Short task: Take every line from the first down to the line with "import * as" and set it down exactly, without the pictures.

Source material:

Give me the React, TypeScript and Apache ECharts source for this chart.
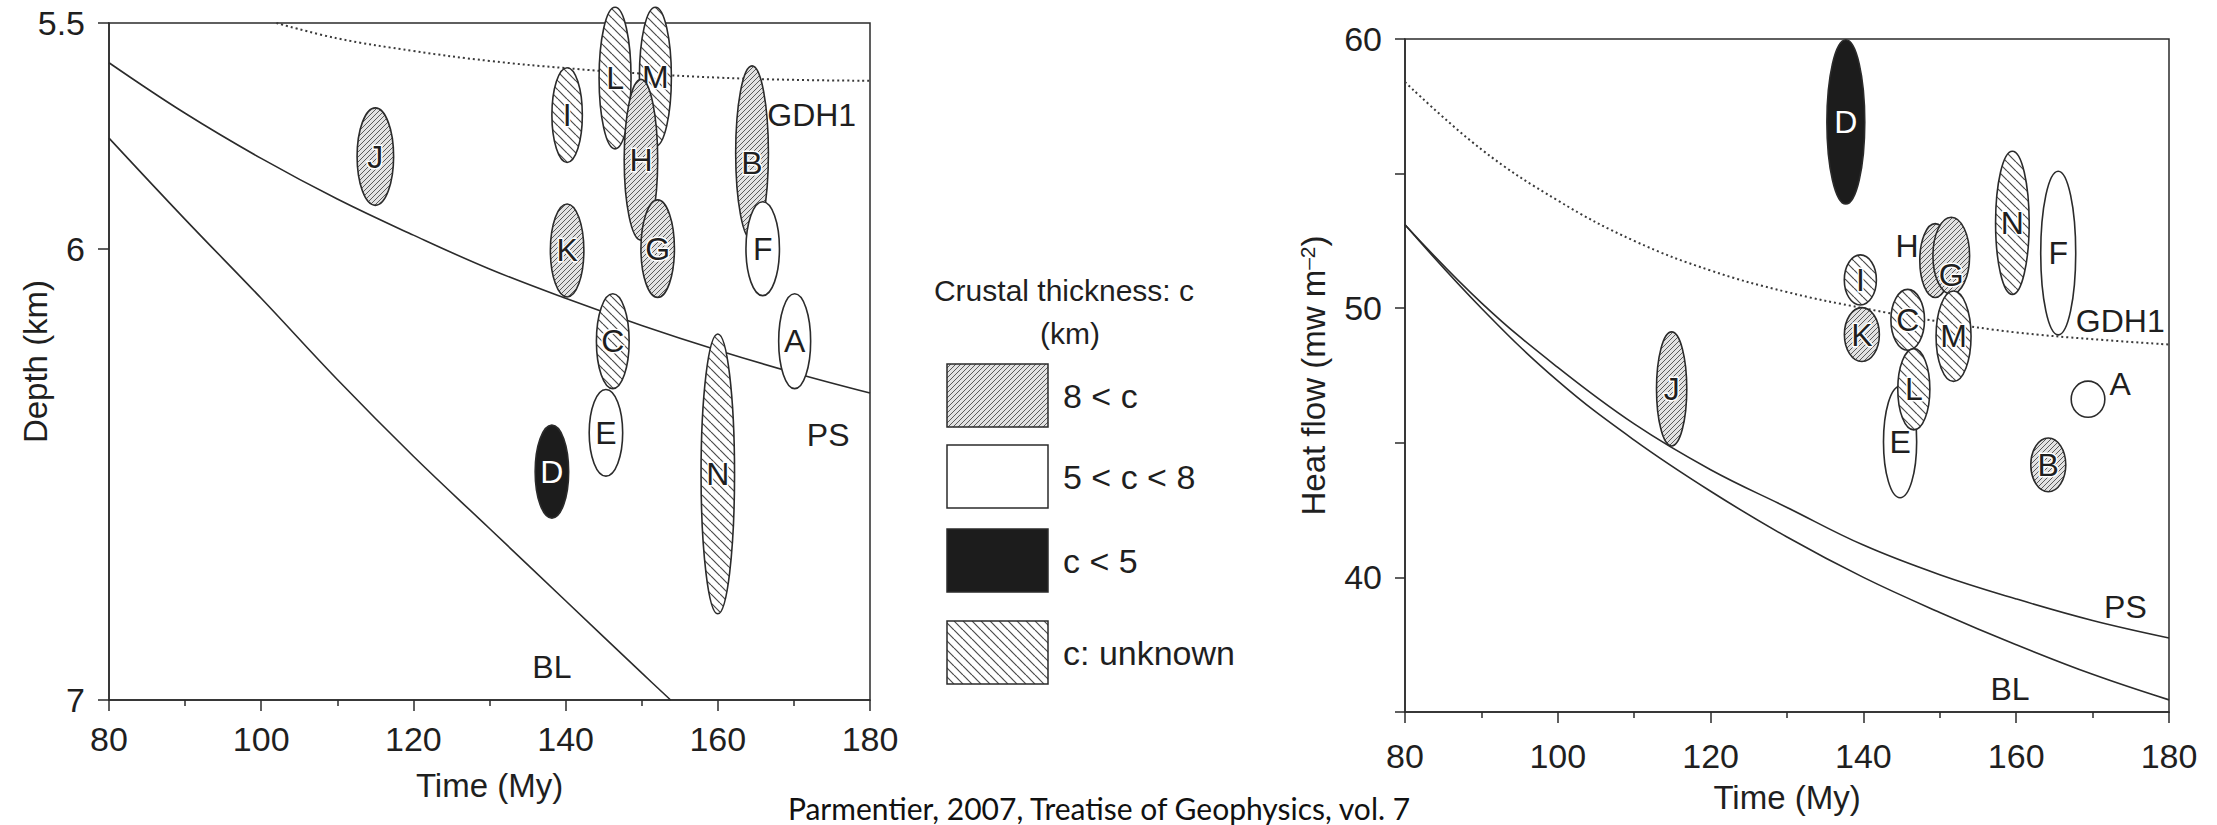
import React, { useEffect, useRef } from "react";
import * as echarts from "echarts";

// ---------- Depth panel (left): ellipse centres, half-extents and crust class ----------
const depthSites = ["J", "I", "K", "L", "M", "H", "G", "B", "F", "C", "A", "E", "D", "N"];
const depthAge = [115.0, 140.2, 140.2, 146.5, 151.8, 149.9, 152.1, 164.5, 165.9, 146.2, 170.1, 145.3, 138.2, 160.0];
const depthValue = [5.796, 5.704, 6.004, 5.622, 5.619, 5.803, 6.0, 5.788, 6.0, 6.205, 6.205, 6.408, 6.494, 6.499];
const depthAgeErr = [2.4, 2.0, 2.2, 2.1, 2.1, 2.2, 2.2, 2.15, 2.2, 2.15, 2.1, 2.2, 2.2, 2.2];
const depthErr = [0.108, 0.105, 0.103, 0.157, 0.154, 0.178, 0.108, 0.193, 0.104, 0.105, 0.105, 0.096, 0.103, 0.31];
const depthCrust = ["thick", "unknown", "thick", "unknown", "unknown", "thick", "thick", "thick", "mid", "unknown", "mid", "mid", "thin", "unknown"];

// ---------- Heat-flow panel (right) ----------
const heatSites = ["D", "N", "F", "I", "K", "C", "H", "G", "M", "E", "L", "A", "J", "B"];
const heatAge = [137.7, 159.5, 165.5, 139.6, 139.8, 145.8, 149.4, 151.5, 151.8, 144.8, 146.6, 169.4, 114.9, 164.2];
const heatValue = [56.92, 53.17, 52.05, 51.05, 49.02, 49.57, 51.77, 51.95, 48.96, 45.03, 46.99, 46.62, 47.0, 44.18];
const heatAgeErr = [2.48, 2.2, 2.29, 2.1, 2.29, 2.2, 2.02, 2.4, 2.29, 2.17, 2.1, 2.2, 1.98, 2.29];
const heatErr = [3.05, 2.66, 3.04, 0.93, 1.0, 1.13, 1.37, 1.43, 1.68, 2.07, 1.51, 0.67, 2.12, 1.0];
const heatCrust = ["thin", "unknown", "mid", "unknown", "thick", "unknown", "thick", "thick", "unknown", "mid", "unknown", "mid", "thick", "thick"];
// letters written away from their ellipse centre
const heatLetterAt: Record<string, [number, number]> = { H: [145.7, 52.3], G: [151.5, 51.25], A: [173.6, 47.2] };
const depthLetterAt: Record<string, [number, number]> = { B: [164.5, 5.81] };

// ---------- Cooling models ----------
const modelAge = [80, 90, 100, 110, 120, 130, 140, 150, 160, 170, 180];
const depthPS = [5.588, 5.7, 5.8, 5.89, 5.97, 6.045, 6.11, 6.17, 6.225, 6.275, 6.32];
const depthBLAge = [80, 90, 100, 110, 120, 130, 140, 150, 153.8];
const depthBL = [5.755, 5.935, 6.11, 6.29, 6.46, 6.62, 6.78, 6.94, 7.0];
const depthGDHAge = [102, 110, 120, 130, 140, 150, 160, 170, 180];
const depthGDH = [5.5, 5.534, 5.562, 5.584, 5.6, 5.612, 5.621, 5.626, 5.628];
const heatGDH = [58.4, 55.9, 54.0, 52.5, 51.4, 50.6, 50.0, 49.5, 49.1, 48.85, 48.65];
const heatPS = [53.1, 50.2, 47.8, 45.7, 44.0, 42.6, 41.2, 40.1, 39.2, 38.4, 37.75];
const heatBL = [53.1, 50.0, 47.3, 45.1, 43.2, 41.5, 40.0, 38.7, 37.5, 36.4, 35.45];

// curve captions
const depthCurveNames = ["GDH1", "PS", "BL"];
const depthCurveAge = [166.5, 174.5, 138.2];
const depthCurveValue = [5.704, 6.413, 6.926];
const heatCurveNames = ["GDH1", "PS", "BL"];
const heatCurveAge = [167.8, 174.3, 159.2];
const heatCurveValue = [49.54, 38.9, 35.85];

// legend
const legendTitle = ["Crustal thickness: c", "(km)"];
const legendClasses = ["thick", "mid", "thin", "unknown"];
const legendLabels = ["8 < c", "5 < c < 8", "c < 5", "c: unknown"];

const caption = "Parmentier, 2007, Treatise of Geophysics, vol. 7";

const FONT = '"Liberation Sans", Arial, Helvetica, sans-serif';
const INK = "#1f1f1f";
const LINE = "#2b2b2b";

function hatchFill(dir: number, s: number, bg: string, ink: string, w: number) {
  const seg = [-s, 0, s]
    .map((k) =>
      dir > 0
        ? `<line x1="${k}" y1="${s}" x2="${k + s}" y2="0"/>`
        : `<line x1="${k}" y1="0" x2="${k + s}" y2="${s}"/>`
    )
    .join("");
  const svg =
    `<svg xmlns="http://www.w3.org/2000/svg" width="${s}" height="${s}" viewBox="0 0 ${s} ${s}">` +
    `<rect width="${s}" height="${s}" fill="${bg}"/>` +
    `<g stroke="${ink}" stroke-width="${w}">${seg}</g></svg>`;
  return {
    image: "data:image/svg+xml;charset=utf-8," + encodeURIComponent(svg),
    repeat: "repeat",
    imageWidth: s,
    imageHeight: s,
  };
}

const FILLS: Record<string, any> = {
  thick: hatchFill(1, 5, "#e2e2e2", "#5a5a5a", 1),
  unknown: hatchFill(-1, 9, "#ffffff", "#4a4a4a", 1.2),
  mid: "#ffffff",
  thin: "#1c1c1c",
};

function ellipseSeries(
  idx: number,
  sites: string[],
  ages: number[],
  vals: number[],
  ageErr: number[],
  valErr: number[],
  crust: string[],
  letterAt: Record<string, [number, number]>
) {
  return {
    type: "custom",
    xAxisIndex: idx,
    yAxisIndex: idx,
    clip: false,
    silent: true,
    z: 5,
    data: sites.map((_, i) => [ages[i], vals[i], ageErr[i], valErr[i], i]),
    renderItem: (_p: any, api: any) => {
      const i = api.value(4);
      const c = api.coord([api.value(0), api.value(1)]);
      const sz = api.size([api.value(2), api.value(3)]);
      const at = letterAt[sites[i]];
      const lp = at ? api.coord(at) : c;
      const dark = crust[i] === "thin";
      const textStyle = {
        text: sites[i],
        font: `32px ${FONT}`,
        align: "center",
        verticalAlign: "middle",
        textAlign: "center",
        textVerticalAlign: "middle",
      };
      const children: any[] = [
        {
          type: "ellipse",
          shape: { cx: c[0], cy: c[1], rx: sz[0], ry: sz[1] },
          style: { fill: FILLS[crust[i]], stroke: LINE, lineWidth: 1.6 },
        },
      ];
      if (!dark) {
        children.push({
          type: "text",
          x: lp[0],
          y: lp[1],
          style: { ...textStyle, fill: "#ffffff", stroke: "#ffffff", lineWidth: 3 },
        });
      }
      children.push({
        type: "text",
        x: lp[0],
        y: lp[1],
        style: { ...textStyle, fill: dark ? "#ffffff" : INK },
      });
      return { type: "group", children };
    },
  };
}

function captionSeries(idx: number, names: string[], ages: number[], vals: number[]) {
  return {
    type: "custom",
    xAxisIndex: idx,
    yAxisIndex: idx,
    clip: false,
    silent: true,
    z: 6,
    data: names.map((_, i) => [ages[i], vals[i], i]),
    renderItem: (_p: any, api: any) => {
      const i = api.value(2);
      const c = api.coord([api.value(0), api.value(1)]);
      const al = names[i] === "GDH1" ? "left" : "center";
      return {
        type: "text",
        x: c[0],
        y: c[1],
        style: {
          text: names[i],
          font: `32px ${FONT}`,
          fill: INK,
          align: al,
          textAlign: al,
          verticalAlign: "middle",
          textVerticalAlign: "middle",
        },
      };
    },
  };
}

function curve(idx: number, xs: number[], ys: number[], dotted: boolean) {
  return {
    type: "line",
    xAxisIndex: idx,
    yAxisIndex: idx,
    data: xs.map((x, i) => [x, ys[i]]),
    smooth: 0.4,
    showSymbol: false,
    silent: true,
    z: 3,
    lineStyle: dotted
      ? { color: "#3a3a3a", width: 2, type: [2, 3] }
      : { color: LINE, width: 1.6 },
  };
}

const axisLine = { show: true, onZero: false, lineStyle: { color: LINE, width: 1.5 } };
const tickStyle = { color: LINE, width: 1.5 };

function timeAxis(idx: number, labelMargin: number) {
  return {
    type: "value",
    gridIndex: idx,
    min: 80,
    max: 180,
    interval: 20,
    name: "Time (My)",
    nameLocation: "middle",
    nameGap: 69,
    nameMoveOverlap: false,
    nameTextStyle: { fontFamily: FONT, fontSize: 33, color: INK },
    axisLine,
    axisTick: { show: true, length: 11, lineStyle: tickStyle },
    minorTick: { show: true, splitNumber: 2, length: 6, lineStyle: tickStyle },
    axisLabel: { margin: labelMargin, fontFamily: FONT, fontSize: 34, color: INK },
    splitLine: { show: false },
    minorSplitLine: { show: false },
  };
}

function buildOption() {
  const legendGraphics: any[] = [
    {
      type: "text",
      x: 1064,
      y: 290,
      style: { text: legendTitle[0], font: `30px ${FONT}`, fill: INK, align: "center", verticalAlign: "middle", textAlign: "center", textVerticalAlign: "middle" },
    },
    {
      type: "text",
      x: 1070,
      y: 333,
      style: { text: legendTitle[1], font: `30px ${FONT}`, fill: INK, align: "center", verticalAlign: "middle", textAlign: "center", textVerticalAlign: "middle" },
    },
  ];
  const boxTops = [364, 445, 529, 621];
  legendClasses.forEach((cls, i) => {
    legendGraphics.push({
      type: "rect",
      shape: { x: 947, y: boxTops[i], width: 101, height: 63 },
      style: { fill: FILLS[cls], stroke: LINE, lineWidth: 1.5 },
    });
    legendGraphics.push({
      type: "text",
      x: 1063,
      y: boxTops[i] + 32,
      style: { text: legendLabels[i], font: `34px ${FONT}`, fill: INK, align: "left", verticalAlign: "middle", textAlign: "left", textVerticalAlign: "middle" },
    });
  });
  legendGraphics.push({
    type: "text",
    x: 1099,
    y: 823,
    style: { text: caption, font: `30px Lato, "Open Sans", sans-serif`, fill: "#111", align: "center", verticalAlign: "bottom", textAlign: "center", textVerticalAlign: "bottom" },
  });

  return {
    animation: false,
    backgroundColor: "#ffffff",
    grid: [
      { left: 109, top: 23, width: 761, height: 677, show: true, borderColor: LINE, borderWidth: 1.5, backgroundColor: "transparent" },
      { left: 1405, top: 39, width: 764, height: 673, show: true, borderColor: LINE, borderWidth: 1.5, backgroundColor: "transparent" },
    ],
    xAxis: [timeAxis(0, 22), timeAxis(1, 27)],
    yAxis: [
      {
        type: "value",
        gridIndex: 0,
        min: 5.5,
        max: 7,
        interval: 0.5,
        inverse: true,
        name: "Depth (km)",
        nameLocation: "middle",
        nameGap: 57,
        nameMoveOverlap: false,
        nameTextStyle: { fontFamily: FONT, fontSize: 33, color: INK },
        axisLine,
        axisTick: { show: true, length: 11, lineStyle: tickStyle, customValues: [5.5, 6, 7] },
        axisLabel: { margin: 24, fontFamily: FONT, fontSize: 34, color: INK, customValues: [5.5, 6, 7] },
        splitLine: { show: false },
      },
      {
        type: "value",
        gridIndex: 1,
        min: 35,
        max: 60,
        interval: 5,
        name: "Heat flow (mw m{sup|–2})",
        nameLocation: "middle",
        nameGap: 75,
        nameMoveOverlap: false,
        nameTextStyle: {
          fontFamily: FONT,
          fontSize: 33,
          color: INK,
          rich: { sup: { fontFamily: FONT, fontSize: 21, color: INK, verticalAlign: "top", lineHeight: 33 } },
        },
        axisLine,
        axisTick: { show: true, length: 10, lineStyle: tickStyle },
        axisLabel: {
          margin: 23,
          fontFamily: FONT,
          fontSize: 34,
          color: INK,
          formatter: (v: number) => (v % 10 === 0 ? String(v) : ""),
        },
        splitLine: { show: false },
      },
    ],
    series: [
      curve(0, depthGDHAge, depthGDH, true),
      curve(0, modelAge, depthPS, false),
      curve(0, depthBLAge, depthBL, false),
      curve(1, modelAge, heatGDH, true),
      curve(1, modelAge, heatPS, false),
      curve(1, modelAge, heatBL, false),
      ellipseSeries(0, depthSites, depthAge, depthValue, depthAgeErr, depthErr, depthCrust, depthLetterAt),
      ellipseSeries(1, heatSites, heatAge, heatValue, heatAgeErr, heatErr, heatCrust, heatLetterAt),
      captionSeries(0, depthCurveNames, depthCurveAge, depthCurveValue),
      captionSeries(1, heatCurveNames, heatCurveAge, heatCurveValue),
    ],
    graphic: legendGraphics,
  };
}

export default function App() {
  const ref = useRef<HTMLDivElement>(null);
  useEffect(() => {
    document.body.style.margin = "0";
    if (!ref.current) return;
    const chart = echarts.init(ref.current, null, { renderer: "svg" });
    chart.setOption(buildOption() as any);
    return () => chart.dispose();
  }, []);
  return <div ref={ref} style={{ width: 2217, height: 825 }} />;
}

Response to this exercise:
Give me the React, TypeScript and Apache ECharts source for this chart.
import React, { useEffect, useRef } from "react";
import * as echarts from "echarts";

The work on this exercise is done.